Hashmi took the position that PEDC should make a goodwill offer during unprecedented times to the company that has provided hundreds of jobs and bolstered the local economy since coming here in 1990. Given a previous discussion on the matter and fearing the offer might not get the support it needed from other directors, Hashmi said he thought the public should at least be made aware of discussions taking place about one of the city’s largest employers.
In following up on the information, I contacted board chairman Timothy Hernandez the afternoon of a planned executive session, informing him the newspaper knew about Turner discussions. I let him know that I would be calling each director to see what stance they had about the proposal, along with reasons for their opinions. I never made those calls because directors voted unanimously to offer Turner a $400,000 jobs retention incentive to maintain 50 workers through the end of the year.
Did Dr. Hahmi err in informing the media about a decision that could possibly affect more than 500 workers if Turner closed its doors permanently?
It’s not like the economic corporation’s directors were negotiating a deal with a business prospect about locating in Paris.

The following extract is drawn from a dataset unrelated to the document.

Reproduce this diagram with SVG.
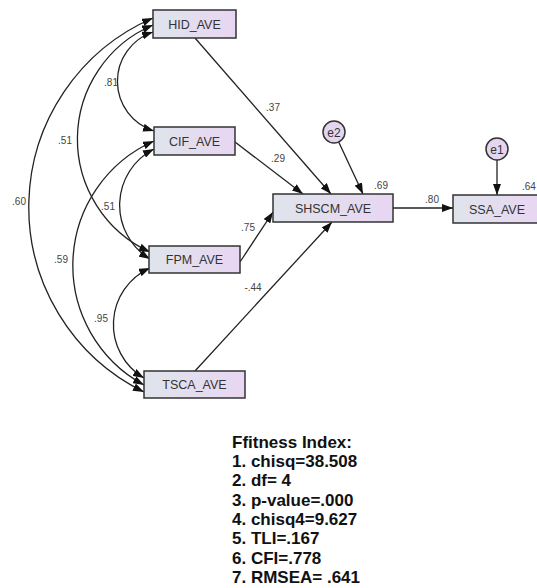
<svg xmlns="http://www.w3.org/2000/svg" width="537" height="588" viewBox="0 0 537 588">
<style>
.box{stroke:#333;stroke-width:1.5;fill:url(#g)}
.circ{stroke:#333;stroke-width:1.5;fill:#e4d6ef}
.bt{font-family:"Liberation Sans",Arial,sans-serif;font-size:12.5px;fill:#333;text-anchor:middle}
.lb{font-family:"Liberation Sans",Arial,sans-serif;font-size:10px;fill:#444;text-anchor:middle}
.ln{stroke:#222;stroke-width:1.3;fill:none}
.fit{font-family:"Liberation Sans",Arial,sans-serif;font-size:17px;font-weight:bold;fill:#111}
</style>
<defs>
<linearGradient id="g" x1="0" y1="0" x2="1" y2="0">
<stop offset="0" stop-color="#dfe4ec"/>
<stop offset="1" stop-color="#e8d6f2"/>
</linearGradient>
<marker id="ah" markerUnits="userSpaceOnUse" markerWidth="12" markerHeight="8" refX="11" refY="4" orient="auto-start-reverse" viewBox="0 0 12 8">
<path d="M0,0 L11,4 L0,8 z" fill="#111"/>
</marker>
</defs>
<g id="connectors">
<path class="ln" d="M153,18 A206,206 0 0 0 144,392" marker-start="url(#ah)" marker-end="url(#ah)"/>
<path class="ln" d="M153,25 A124,124 0 0 0 150,252" marker-start="url(#ah)" marker-end="url(#ah)"/>
<path class="ln" d="M153,32 A52,52 0 0 0 154,131" marker-start="url(#ah)" marker-end="url(#ah)"/>
<path class="ln" d="M154,149 A63,63 0 0 0 150,259" marker-start="url(#ah)" marker-end="url(#ah)"/>
<path class="ln" d="M154,141 A136,136 0 0 0 144,385" marker-start="url(#ah)" marker-end="url(#ah)"/>
<path class="ln" d="M150,268 A62,62 0 0 0 144,378" marker-start="url(#ah)" marker-end="url(#ah)"/>
<line class="ln" x1="195" y1="38" x2="331" y2="194" marker-end="url(#ah)"/>
<line class="ln" x1="235" y1="142" x2="303" y2="194" marker-end="url(#ah)"/>
<line class="ln" x1="338.7" y1="142" x2="363" y2="194" marker-end="url(#ah)"/>
<line class="ln" x1="240" y1="262" x2="273" y2="212" marker-end="url(#ah)"/>
<line class="ln" x1="195" y1="371" x2="332" y2="222" marker-end="url(#ah)"/>
<line class="ln" x1="393" y1="208" x2="453" y2="208" marker-end="url(#ah)"/>
<line class="ln" x1="497" y1="160" x2="497" y2="195" marker-end="url(#ah)"/>
<text class="lb" x="111" y="86">.81</text>
<text class="lb" x="65" y="144">.51</text>
<text class="lb" x="19" y="205">.60</text>
<text class="lb" x="108" y="210">.51</text>
<text class="lb" x="61" y="263">.59</text>
<text class="lb" x="101" y="322">.95</text>
<text class="lb" x="273" y="111">.37</text>
<text class="lb" x="278" y="162">.29</text>
<text class="lb" x="248" y="231">.75</text>
<text class="lb" x="253" y="291">-.44</text>
<text class="lb" x="432" y="203">.80</text>
</g>
<g id="HID_AVE"><rect class="box" x="153" y="10" width="83" height="28"/><text class="bt" x="194.5" y="28.5">HID_AVE</text></g>
<g id="CIF_AVE"><rect class="box" x="154" y="127" width="81" height="28"/><text class="bt" x="194.5" y="145.5">CIF_AVE</text></g>
<g id="FPM_AVE"><rect class="box" x="149" y="246" width="91" height="27"/><text class="bt" x="194.5" y="264">FPM_AVE</text></g>
<g id="TSCA_AVE"><rect class="box" x="144" y="371" width="101" height="27"/><text class="bt" x="194.5" y="389">TSCA_AVE</text></g>
<g id="SHSCM_AVE"><rect class="box" x="273" y="194" width="120" height="28"/><text class="bt" x="333" y="212.5">SHSCM_AVE</text><text class="lb" x="381" y="189">.69</text></g>
<g id="SSA_AVE"><rect class="box" x="453" y="195" width="88" height="28"/><text class="bt" x="497" y="213.5">SSA_AVE</text><text class="lb" x="522" y="190" style="text-anchor:start">.64</text></g>
<g id="e2"><circle class="circ" cx="334" cy="132" r="11"/><text class="bt" x="334" y="136.5" style="font-size:12px">e2</text></g>
<g id="e1"><circle class="circ" cx="497" cy="149" r="11"/><text class="bt" x="497" y="153.5" style="font-size:12px">e1</text></g>
<g id="fitness">
<text class="fit" x="232" y="448">Ffitness Index:</text>
<text class="fit" x="232" y="467">1. chisq=38.508</text>
<text class="fit" x="232" y="486">2. df= 4</text>
<text class="fit" x="232" y="505.5">3. p-value=.000</text>
<text class="fit" x="232" y="525">4. chisq4=9.627</text>
<text class="fit" x="232" y="544">5. TLI=.167</text>
<text class="fit" x="232" y="563.5">6. CFI=.778</text>
<text class="fit" x="232" y="582.5">7. RMSEA= .641</text>
</g>
</svg>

Exposing that information could lead to unnecessary and expensive competition. But had Hashmi not shared his concern, and if a majority of directors opposed the offer, the public, likely, would never have known what the effort was made to retain the business. The public would have, once again, been left waving in the wind knowing there was talk about Turner Industries, but not knowing why PEDC took whatever action or inaction that might have resulted. So much for transparency.
Government boards are known for instructing members to avoid discussions about executive session items. However, it’s not illegal, and it’s the best recourse a board member has to inform the public about a concern they might have about a topic discussed behind closed doors. Remember, no law may infringe on First Amendment rights, and so anyone involved in an executive session is free to discuss the session afterwards with anyone else.
Yet for Paris City Council’s meeting Monday, Councilor Clayton Pilgrim presented an agenda item to remove an economic development director, and then entered a motion to table discussion and a vote until June 22. Pilgrim said the reason for the delay is to give a seven-day written notice about the proposed removal. However, a written notice is not required, according to City Attorney Stephanie Harris. And Dr. Hashmi along with Hernandez and board secretary/treasurer Mihir Pankaj were present. It is evident they had been informed.
Although Pilgrim did not mention the name of the targeted director, it did not take long after the meeting for me to determine Hashmi is the target, something I suspected beforehand because Hashmi had spoken with me. The call for removal appears to be punishment for Hashmi’s discussions with the media.
I hope this scare tactic does not keep board members on other taxpayer supported entities from contacting the media when there is a need to do so.